Outside Europe, too, Volkswagen Commercial Vehicles continued to gain ground. The Saveiro and T2 models, which are both produced and sold in South America, topped their previous year’s performance by more than 17 percent, achieving unit sales of 67,270 (previous year’s figure: 57,446). The class of heavy commercial vehicles also showed positive development. The 55,021 units delivered in 2008 (as compared to 46,781 in the previous year) represented a plus of 17.6 percent – and thus also a new sales record.
Development of results 2008
The most important financial indicators also developed positively in the business year 2008, attaining new record values. ‘We have achieved the good figures for turnover and profits not only by making more deliveries, but also by practising stringent cost and efficiency management,’ explained Klaus-Dieter Schürmann, member of the board of management with responsibility for finances and integration technology.

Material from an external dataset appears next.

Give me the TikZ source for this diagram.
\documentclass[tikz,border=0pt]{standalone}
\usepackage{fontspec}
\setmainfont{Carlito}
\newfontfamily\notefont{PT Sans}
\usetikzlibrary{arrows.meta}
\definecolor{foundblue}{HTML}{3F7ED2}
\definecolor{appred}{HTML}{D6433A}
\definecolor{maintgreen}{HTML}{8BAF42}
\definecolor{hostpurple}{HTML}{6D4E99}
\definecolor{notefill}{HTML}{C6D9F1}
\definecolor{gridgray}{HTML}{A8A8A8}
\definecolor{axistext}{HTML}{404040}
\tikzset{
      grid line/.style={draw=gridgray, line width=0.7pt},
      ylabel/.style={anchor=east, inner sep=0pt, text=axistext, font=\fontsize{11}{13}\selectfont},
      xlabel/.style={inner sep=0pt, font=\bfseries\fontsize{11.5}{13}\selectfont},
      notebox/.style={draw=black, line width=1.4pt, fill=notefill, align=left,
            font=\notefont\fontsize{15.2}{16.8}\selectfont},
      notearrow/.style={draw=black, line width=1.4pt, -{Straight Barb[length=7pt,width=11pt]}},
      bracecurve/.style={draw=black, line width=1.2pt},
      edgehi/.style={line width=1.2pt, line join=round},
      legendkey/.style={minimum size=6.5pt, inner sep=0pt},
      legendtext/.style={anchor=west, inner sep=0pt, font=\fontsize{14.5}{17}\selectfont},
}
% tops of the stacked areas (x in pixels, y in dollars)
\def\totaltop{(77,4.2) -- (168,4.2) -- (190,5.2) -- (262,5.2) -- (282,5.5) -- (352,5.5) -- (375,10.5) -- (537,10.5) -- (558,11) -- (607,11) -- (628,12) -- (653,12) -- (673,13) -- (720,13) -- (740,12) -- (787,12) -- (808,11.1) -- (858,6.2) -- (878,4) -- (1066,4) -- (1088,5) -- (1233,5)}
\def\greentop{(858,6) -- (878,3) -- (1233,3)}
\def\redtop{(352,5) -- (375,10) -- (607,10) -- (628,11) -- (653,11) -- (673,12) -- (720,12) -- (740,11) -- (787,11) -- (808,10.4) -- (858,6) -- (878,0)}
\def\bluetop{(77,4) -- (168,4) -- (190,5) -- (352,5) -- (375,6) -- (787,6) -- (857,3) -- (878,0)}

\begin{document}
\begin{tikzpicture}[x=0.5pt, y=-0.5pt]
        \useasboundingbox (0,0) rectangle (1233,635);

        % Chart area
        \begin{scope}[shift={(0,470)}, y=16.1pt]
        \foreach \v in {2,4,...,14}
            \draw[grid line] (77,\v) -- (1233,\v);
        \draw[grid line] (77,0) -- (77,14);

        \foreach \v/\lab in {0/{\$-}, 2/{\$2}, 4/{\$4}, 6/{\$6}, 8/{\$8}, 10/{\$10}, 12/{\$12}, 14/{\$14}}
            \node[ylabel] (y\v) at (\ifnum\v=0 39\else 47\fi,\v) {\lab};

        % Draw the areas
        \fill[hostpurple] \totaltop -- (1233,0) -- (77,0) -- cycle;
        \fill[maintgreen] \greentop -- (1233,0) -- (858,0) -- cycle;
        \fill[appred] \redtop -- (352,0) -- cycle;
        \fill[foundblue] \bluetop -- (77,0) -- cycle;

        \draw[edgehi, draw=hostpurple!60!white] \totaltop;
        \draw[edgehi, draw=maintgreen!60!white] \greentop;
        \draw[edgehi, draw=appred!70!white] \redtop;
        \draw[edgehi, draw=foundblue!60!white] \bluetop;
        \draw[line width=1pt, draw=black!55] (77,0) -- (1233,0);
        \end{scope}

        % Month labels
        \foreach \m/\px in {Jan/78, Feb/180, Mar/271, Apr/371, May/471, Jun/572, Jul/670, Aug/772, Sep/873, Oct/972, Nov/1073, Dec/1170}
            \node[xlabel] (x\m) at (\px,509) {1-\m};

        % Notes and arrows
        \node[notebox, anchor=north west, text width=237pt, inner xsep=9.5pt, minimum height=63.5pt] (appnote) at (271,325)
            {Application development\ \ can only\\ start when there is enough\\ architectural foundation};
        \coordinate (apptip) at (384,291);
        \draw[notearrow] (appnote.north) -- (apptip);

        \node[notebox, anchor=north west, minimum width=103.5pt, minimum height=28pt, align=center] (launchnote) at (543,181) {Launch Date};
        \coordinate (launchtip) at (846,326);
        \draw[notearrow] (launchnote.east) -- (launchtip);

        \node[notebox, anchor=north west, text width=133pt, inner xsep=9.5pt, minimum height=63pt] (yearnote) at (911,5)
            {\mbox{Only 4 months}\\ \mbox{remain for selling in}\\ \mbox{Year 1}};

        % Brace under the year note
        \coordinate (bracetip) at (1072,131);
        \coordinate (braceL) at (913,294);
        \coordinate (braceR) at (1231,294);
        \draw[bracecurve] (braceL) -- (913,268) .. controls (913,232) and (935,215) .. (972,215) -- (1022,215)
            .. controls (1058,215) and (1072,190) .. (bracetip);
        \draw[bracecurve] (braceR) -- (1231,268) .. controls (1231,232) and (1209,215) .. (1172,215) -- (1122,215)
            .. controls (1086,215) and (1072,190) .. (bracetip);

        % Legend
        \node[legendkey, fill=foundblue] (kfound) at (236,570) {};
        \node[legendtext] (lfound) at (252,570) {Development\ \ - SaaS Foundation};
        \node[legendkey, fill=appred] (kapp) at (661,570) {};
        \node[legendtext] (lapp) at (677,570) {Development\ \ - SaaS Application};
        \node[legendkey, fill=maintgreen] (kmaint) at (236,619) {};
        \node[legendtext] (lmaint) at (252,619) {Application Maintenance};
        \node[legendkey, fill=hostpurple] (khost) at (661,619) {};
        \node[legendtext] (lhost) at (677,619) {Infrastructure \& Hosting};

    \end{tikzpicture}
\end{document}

Turnover on the markets improved by 3.3 percent, rising to 9.6 thousand million Euro. Operative profit went up by 23 percent to 375 million Euro, an all-time record. Reduced product and materials costs made an important contribution to this figure, as did the substantially better performance of purchasing. Investments by the brand rose by 92 percent compared to the previous year, amounting to 275 million Euro. Net cash flow was once again clearly positive, at 183 million Euro. Return on capital reached double figures for the first time, with a value of 11.5 percent. The profit margin went up to 3.9 percent.

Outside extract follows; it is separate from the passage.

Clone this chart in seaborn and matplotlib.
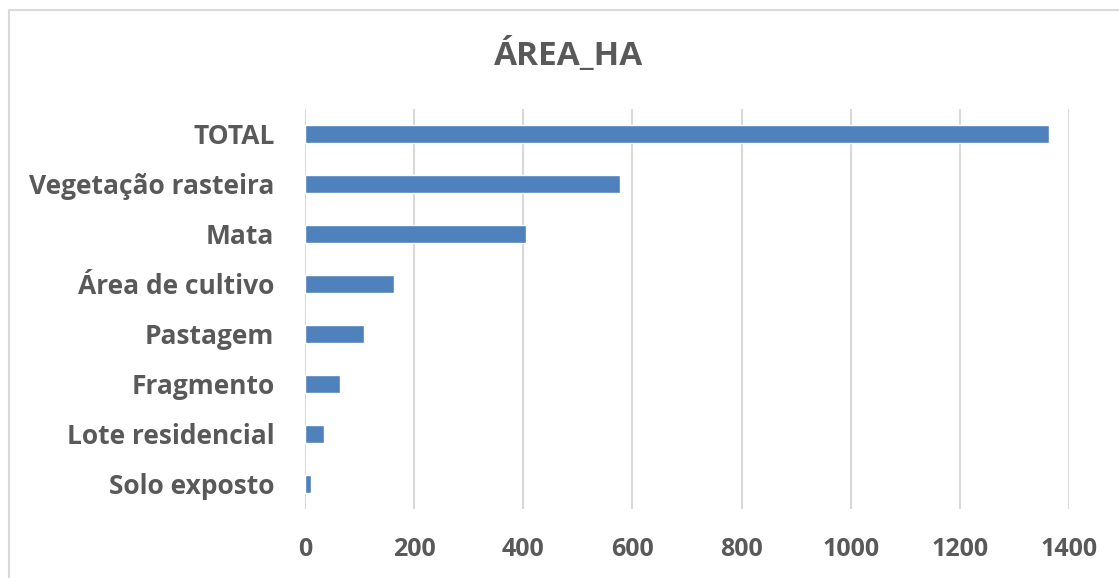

‘Viewed in the context of the increasingly harsh economic situation in the second half of the year, we have attained an excellent result – the best balance achieved by our brand so far. This means that despite the present crisis we have the financial basis to continue pursuing our long term growth aims‘, Schürmann stressed.
Looking ahead in 2009
Since the middle of the second half-year period, Volkswagen Commercial Vehicles has also seen itself confronted by a radically different business climate. ‘We cannot ignore this development, and we shall be selling fewer automobiles this year than in 2008’, Schaller said. ‘In this environment, we want to gain a bigger share of the market.’
He perceives the brand as a specialist for light commercial vehicles, but as being in a sufficiently strong position ‘to keep on course, even in stormy weather ‘.
At the same time, he says, the product range will continue to expand. As well as further variants of the Caddy, T5 and Crafter, the most significant addition will be the new Pickup, which Volkswagen Commercial Vehicles will be launching first on the South American market at the end of 2009, with a later launch in Europe. ‘The new Pickup will bring our brand into a different dimension, and enable us to gain access to new markets‘, the CEO of the brand emphasized.
Strategy 2018 stays in place
The brand is continuing to stay with its long-term growth objectives and plans to be selling approximately 750,000 light commercial vehicles in 2018. Volkswagen Commercial Vehicles sees great growth potential for commercial vehicles, particularly in the BRIC countries – Brazil, Russia, India and China. ‘The market for commercial vehicles will grow again in the long term, and we want to make sure of a big slice of the market. We can do this by deliberately focusing on our core business: pickups, panel vans and the relevant superstructures and variants ‘, the Volkswagen Commercial Vehicles chief is convinced. As well as the distinctive profile of its own brand, he feels that being part of a strong enterprise is the factor that constitutes Volkswagen Commercial Vehicles’ decisive advantage over competitors.